Descartes developed this argument primarily in the Fifth Meditation of his Meditations on First Philosophy (1641) and defended it in his Replies to Objections. The argument also appears in his Principles of Philosophy (1644) and Discourse on Method (1637). Key defenders include Nicolas Malebranche in The Search After Truth (1674-75), who integrated it with occasionalism, and Gottfried Wilhelm Leibniz, who modified it by adding a proof of God's possibility. In the contemporary period, philosophers like Norman Malcolm in "Anselm's Ontological Arguments" (1960) and Charles Hartshorne in The Logic of Perfection (1962) have defended versions influenced by Cartesian insights about necessary existence.
The strongest objection comes from Kant's critique in the Critique of Pure Reason (1781/1787) that existence is not a real predicate or perfection that can be included in a concept. Pierre Gassendi earlier raised similar concerns in the Fifth Objections (1641), arguing that existence adds nothing to the concept of a thing. David Hume in Dialogues Concerning Natural Religion (1779) contended that nothing can be demonstrated to exist a priori. Defenders respond that Kant misunderstands the argument: it doesn't treat existence as an ordinary predicate but as a unique mode of being for a necessary being. They argue that for God alone, essence entails existence, making the Kantian objection inapplicable to infinite perfection.

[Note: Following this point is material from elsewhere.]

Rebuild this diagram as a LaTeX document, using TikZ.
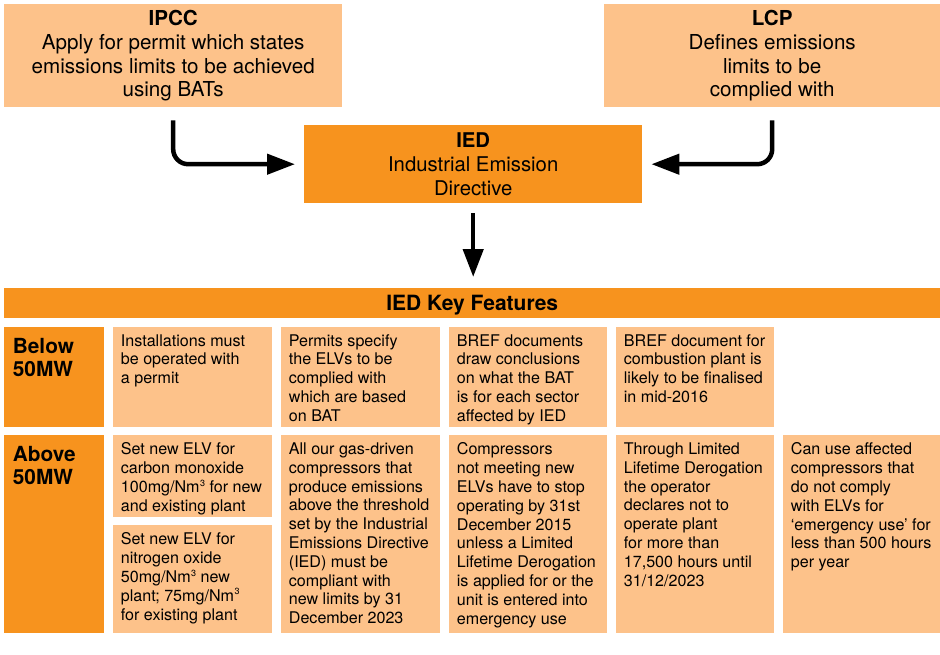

The Cartesian version differs from the Anselmian argument by focusing on perfection rather than greatness, and by explicitly invoking clear and distinct perception. Unlike Leibniz's version, it doesn't require a separate proof of God's possibility. It differs from modal versions like Plantinga's by remaining within classical metaphysics rather than possible worlds semantics. Unlike Gödel's mathematical proof, it relies on intuitive notions of perfection rather than formal logical axioms.